One of the classic images of early romantic opera is that of Amina, Bellini' s sleepwalking heroine, teetering perilously over the frail bridge in her Alpine village while blissfully oblivious to personal danger.
While that particular visual set-up probably post-dates Bellini's time, it neatly symbolises the plight of any soprano engaged for the role. Not only do you have to sing something nigh on impossible, you have to make it all sound effortless. In Holland Park's spare, broadly intelligent production by Alasdair Middleton, Linda Richardson's traversal of the star part has some good sections and others less good.
She looks a prepossessing ingénue and manages many of the notes, if with a distinct lack of colour. But her coloratura is frequently fuzzy and so are most of her words. She survives the ordeal respectably, but she does not move you, as Amina must.

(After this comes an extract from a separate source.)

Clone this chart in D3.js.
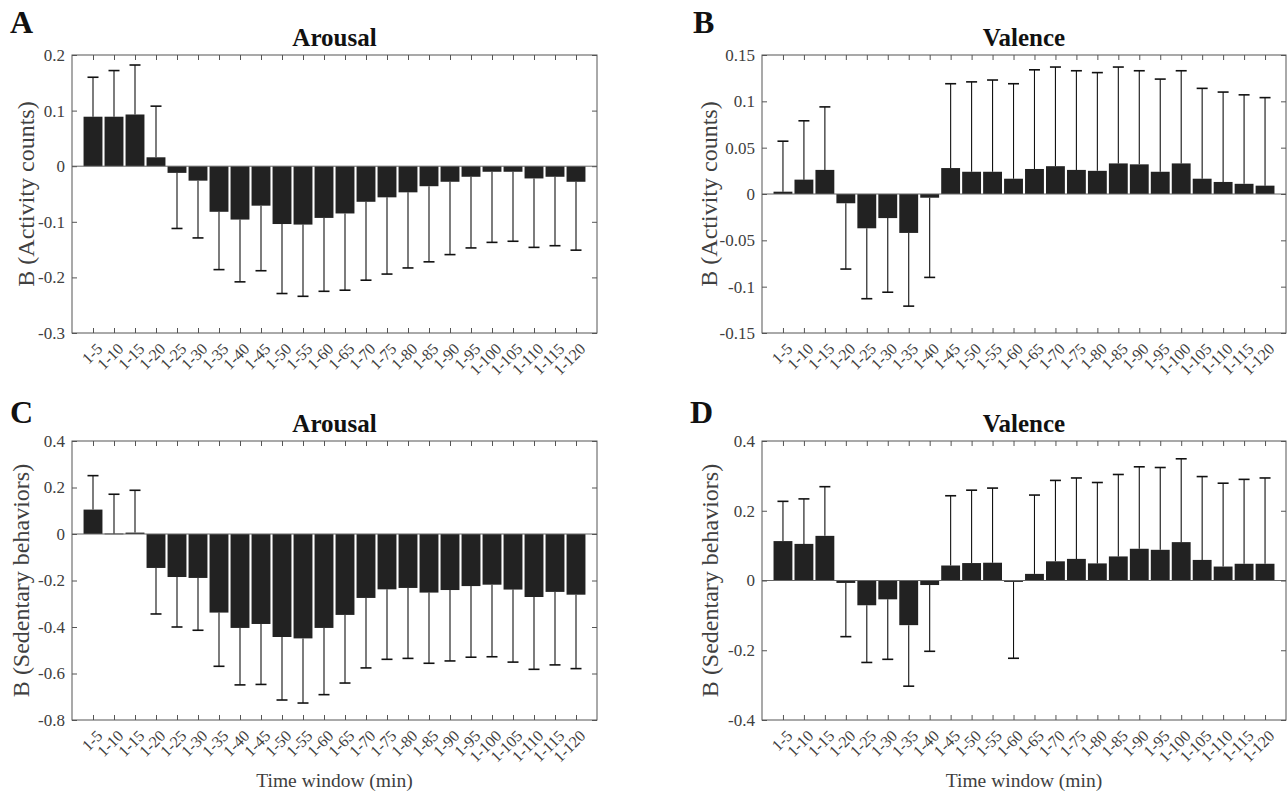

Middleton and designer Bob Bailey chart effectively the opera's half-serious, half-comic view of a naïve rural community, its superstitions and its strict moral codes. In terms of acting and movement, the chorus is unusually alert. But they need to keep a closer eye on conductor Brad Cohen, whose beat they regularly fall behind.
In other respects Cohen's alternation of flexibility and dynamism is one of the best things about the evening, ensuring that Bellini's expression makes its clean and delicate mark. Of the rest of the cast, the men are the best. Tim Mirfin is firm and sonorous as the visiting Count Rodolfo. Paul Austin Kelly's bel canto experience shows in an incisively sung account of Amina's lover Elvino, who transfers his affections elsewhere when his fiancée's nocturnal perambulations land her up in the wrong bedroom. Kate Ladner fields bags of envious malice as her arch-rival Lisa, though vocally she's insecure, while Anne Mason is the picture of maternal concern as Teresa, Amina's mother.